The Tamanrasset River is an enormous palaeoriver believed to have flowed through West Africa as recently as 5000 years ago during the African humid period. The Tamanrasset River basin is thought to have been comparable with the present-day Ganges–Brahmaputra river basin in Asia.

== Tributaries ==
Western side:
- Oued Saoura
- Oued Namous
Eastern side:
- Oued Tamanrasset

==Overview==
The Tamanrasset is thought to have flowed across the Sahara in ancient times from sources in the southern Atlas Mountains and Hoggar Mountains in what is now Algeria.

It is thought the river fed into the Cap Timiris Canyon, located off the coast of Mauritania; the canyon is located in waters three kilometres deep and is 2.5km wide in places.

The presence of the river is thought to have had wide-ranging implications for human migration from Central Africa to the Middle East, Europe, and Asia. Previously, the inhospitable Sahara desert was believed to have made a western route for migrating to Europe unviable.

Researchers believe that the ancient river became active during the African Humid Period, climate oscillations caused by the precession of the Earth's rotation.
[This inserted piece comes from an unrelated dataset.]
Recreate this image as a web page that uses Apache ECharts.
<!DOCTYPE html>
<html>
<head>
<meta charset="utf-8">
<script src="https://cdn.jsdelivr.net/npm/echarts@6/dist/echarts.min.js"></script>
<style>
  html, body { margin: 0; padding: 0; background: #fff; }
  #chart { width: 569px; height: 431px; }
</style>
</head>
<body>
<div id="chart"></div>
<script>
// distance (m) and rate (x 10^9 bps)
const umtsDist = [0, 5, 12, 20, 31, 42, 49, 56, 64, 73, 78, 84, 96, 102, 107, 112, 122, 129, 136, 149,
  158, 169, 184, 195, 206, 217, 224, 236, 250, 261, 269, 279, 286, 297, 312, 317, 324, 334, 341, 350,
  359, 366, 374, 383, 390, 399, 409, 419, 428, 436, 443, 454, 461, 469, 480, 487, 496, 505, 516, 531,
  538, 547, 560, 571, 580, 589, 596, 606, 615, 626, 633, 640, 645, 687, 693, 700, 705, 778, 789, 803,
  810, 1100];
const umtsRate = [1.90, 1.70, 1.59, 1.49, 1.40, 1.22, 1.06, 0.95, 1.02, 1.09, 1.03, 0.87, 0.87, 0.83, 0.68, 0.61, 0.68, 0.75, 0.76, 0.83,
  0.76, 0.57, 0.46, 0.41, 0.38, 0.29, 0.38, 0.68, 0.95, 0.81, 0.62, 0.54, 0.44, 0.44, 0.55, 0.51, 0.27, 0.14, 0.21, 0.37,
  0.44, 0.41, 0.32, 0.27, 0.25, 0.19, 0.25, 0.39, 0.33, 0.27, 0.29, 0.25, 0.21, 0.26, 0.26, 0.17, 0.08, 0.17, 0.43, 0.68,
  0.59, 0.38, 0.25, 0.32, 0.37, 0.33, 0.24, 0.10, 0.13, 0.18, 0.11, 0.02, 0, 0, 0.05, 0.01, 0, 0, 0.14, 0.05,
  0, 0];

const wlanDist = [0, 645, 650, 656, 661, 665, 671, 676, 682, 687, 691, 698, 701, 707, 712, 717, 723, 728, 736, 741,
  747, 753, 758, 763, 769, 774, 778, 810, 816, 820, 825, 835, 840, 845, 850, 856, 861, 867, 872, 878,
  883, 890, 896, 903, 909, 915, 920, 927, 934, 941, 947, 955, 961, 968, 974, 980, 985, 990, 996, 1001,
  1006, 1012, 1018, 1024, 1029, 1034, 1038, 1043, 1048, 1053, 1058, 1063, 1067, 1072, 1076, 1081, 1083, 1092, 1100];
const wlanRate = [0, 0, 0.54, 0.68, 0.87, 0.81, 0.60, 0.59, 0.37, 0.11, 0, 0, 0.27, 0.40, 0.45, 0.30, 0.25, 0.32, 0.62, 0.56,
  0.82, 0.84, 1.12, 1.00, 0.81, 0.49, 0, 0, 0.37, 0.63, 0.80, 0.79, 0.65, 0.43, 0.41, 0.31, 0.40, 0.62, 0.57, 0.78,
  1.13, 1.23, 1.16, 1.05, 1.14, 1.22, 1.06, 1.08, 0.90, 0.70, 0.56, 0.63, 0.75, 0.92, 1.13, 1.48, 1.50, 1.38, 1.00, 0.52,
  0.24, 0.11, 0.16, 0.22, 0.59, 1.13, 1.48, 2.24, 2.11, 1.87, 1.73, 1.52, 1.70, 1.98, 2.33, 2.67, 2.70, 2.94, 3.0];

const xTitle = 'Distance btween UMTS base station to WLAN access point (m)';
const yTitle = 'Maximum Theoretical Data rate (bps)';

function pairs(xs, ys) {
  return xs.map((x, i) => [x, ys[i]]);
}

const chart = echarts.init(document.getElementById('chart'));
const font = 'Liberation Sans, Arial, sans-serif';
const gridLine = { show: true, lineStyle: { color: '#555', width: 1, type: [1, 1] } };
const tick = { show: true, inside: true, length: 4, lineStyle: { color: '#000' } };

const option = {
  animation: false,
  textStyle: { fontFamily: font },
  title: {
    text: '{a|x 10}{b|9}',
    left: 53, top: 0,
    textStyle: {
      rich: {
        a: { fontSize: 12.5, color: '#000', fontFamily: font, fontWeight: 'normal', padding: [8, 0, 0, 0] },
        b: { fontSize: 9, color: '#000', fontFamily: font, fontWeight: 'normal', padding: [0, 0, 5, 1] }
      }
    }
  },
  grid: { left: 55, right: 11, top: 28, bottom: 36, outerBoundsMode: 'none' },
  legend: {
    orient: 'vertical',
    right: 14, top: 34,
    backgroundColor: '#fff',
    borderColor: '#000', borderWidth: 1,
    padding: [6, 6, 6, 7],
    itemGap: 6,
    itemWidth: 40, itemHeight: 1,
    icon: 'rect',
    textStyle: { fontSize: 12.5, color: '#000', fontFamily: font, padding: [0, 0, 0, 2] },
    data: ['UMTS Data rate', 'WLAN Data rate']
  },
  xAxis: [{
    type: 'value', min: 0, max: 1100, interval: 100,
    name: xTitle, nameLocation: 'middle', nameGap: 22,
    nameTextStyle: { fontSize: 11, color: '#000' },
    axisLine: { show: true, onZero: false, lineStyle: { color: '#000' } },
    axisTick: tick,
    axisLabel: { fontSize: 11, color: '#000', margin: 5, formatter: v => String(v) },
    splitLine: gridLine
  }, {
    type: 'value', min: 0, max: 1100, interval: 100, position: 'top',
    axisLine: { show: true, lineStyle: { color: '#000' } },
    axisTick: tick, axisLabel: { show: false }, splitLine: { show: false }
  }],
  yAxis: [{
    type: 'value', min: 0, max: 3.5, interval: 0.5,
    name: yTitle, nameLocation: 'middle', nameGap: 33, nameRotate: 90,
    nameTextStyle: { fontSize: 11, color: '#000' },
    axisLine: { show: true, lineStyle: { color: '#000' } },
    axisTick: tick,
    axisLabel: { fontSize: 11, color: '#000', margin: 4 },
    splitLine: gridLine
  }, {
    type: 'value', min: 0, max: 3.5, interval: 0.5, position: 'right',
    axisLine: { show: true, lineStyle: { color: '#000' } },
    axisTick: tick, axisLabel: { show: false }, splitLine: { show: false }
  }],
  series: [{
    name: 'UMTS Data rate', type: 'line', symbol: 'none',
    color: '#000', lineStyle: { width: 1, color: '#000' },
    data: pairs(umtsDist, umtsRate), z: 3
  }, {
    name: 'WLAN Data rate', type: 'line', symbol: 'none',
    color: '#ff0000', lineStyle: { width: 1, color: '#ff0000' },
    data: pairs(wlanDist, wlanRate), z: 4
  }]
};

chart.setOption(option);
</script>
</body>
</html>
The palaeoriver was discovered using a Japanese orbital satellite system called Phased Array type L-band Synthetic Aperture Radar (PALSAR). Using microwave sensing, PALSAR can see below Saharan sands and detect the fossil water still present.

The Tamanrasset has been noted as a possible location for an ancient Saharan civilization based solely on comparisons with similar contemporary river systems and their associated civilizations. The existence and location of the Tamanrasset River was only confirmed by scientists in 2015, although an expedition looking for oil found the Cap Timiris Canyon in 2003 which was likely formed by the flow of the sediment-laden freshwater of this river system. Currently no evidence exists of any former civilization or agricultural community which dates to the time in which the river was present.